The arrests sparked a quick response from the gay and lesbian community who were backed by many city and provincial officials. Two months later, the arrests were thrown out by the Ecuadorian constitutional court.
“This was definitely the turning point in public opinion about gay rights in Cuenca,” says Servio Mendez, one of those arrested in 1997. “Many important people in the straight community supported us and this had a big impact on changing attitudes in the larger population. Compared to most of the rest of Latin America, and even to Ecuador, Cuenca’s gays are treated very well and what happened in 1997 has a lot to do with this.”
Mendez welcomes provisions of the new constitution and laws that protect the rights of gays. A hate crime law, passed in February, makes crimes against gays and other minorities punishable for up to six years and strengthens work place rules.

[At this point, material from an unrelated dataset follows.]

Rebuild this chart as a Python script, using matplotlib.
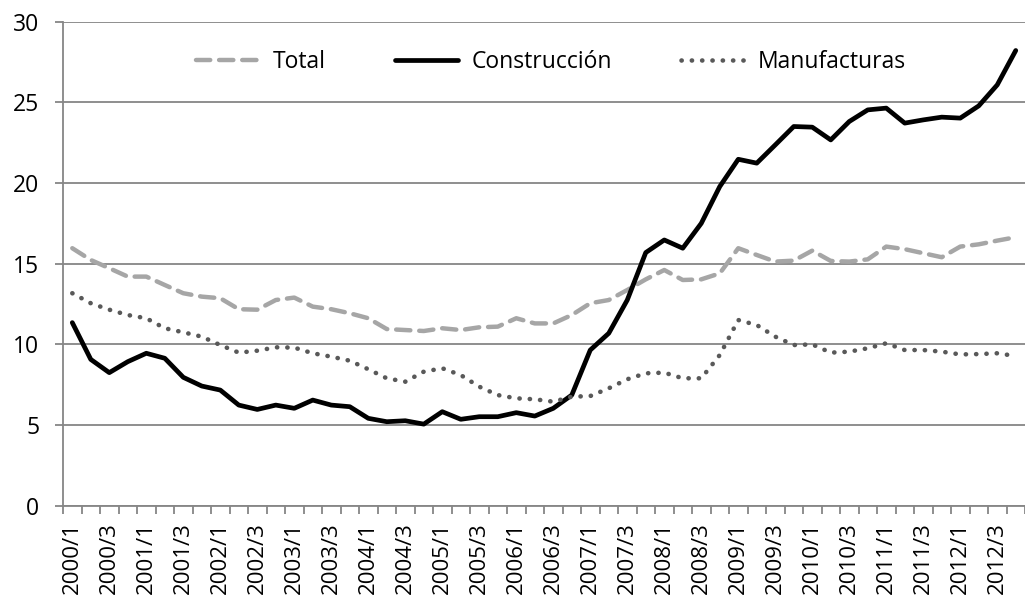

“The laws are good but the most important thing is to change the attitude of the people, and this takes time,” says Mendez. “We see much progress here too. We have gay festivals, like the film festivals, and we have bars and restaurants that welcome the gays.” He adds that events such as the Queen of Summer, Red Lady and Gay Chola Cuenca contests could not have been held before 1997.
Gay bar owner Manuel Gallardo agrees that progress is being made. “The situation has improved a lot in the last few years,” he says, noting that his bar attracts many heterosexual customers as well as gays in the 18 to 27 age group. “We are about having fun and providing entertainment in a safe, tolerant atmosphere.”
New York native Grant Simmons who teaches at the University of Azuay agrees that Cuenca is tolerant for a Latin American city. “This is not San Francisco or Miami or New York. It’s still Latin culture. On the other hand, I find it much more comfortable than other cities I’ve lived in South America, including Buenos Aires. Ecuador in general, and Cuenca in particular, seem much more open to differences than many places I’ve lived, including in the U.S.”
According to Grant, who has lived in Cuenca with his French partner for a year and a half, the cultural atmosphere in the city is a major factor for positive attitudes. “One of the first things you figure out when you come to Cuenca is that this is a city of artists –painters, writers, musicians, you name it– and artists are generally tolerant people.”
He adds: “I have to be honest and say that being gay is not the center of my life. It is for some people and they may have a problem in Cuenca, or anywhere outside of a few cities in the U.S. and Europe. I have a lot of friends here, gay and straight, and I have to say my partner and I have been made to feel very welcome.”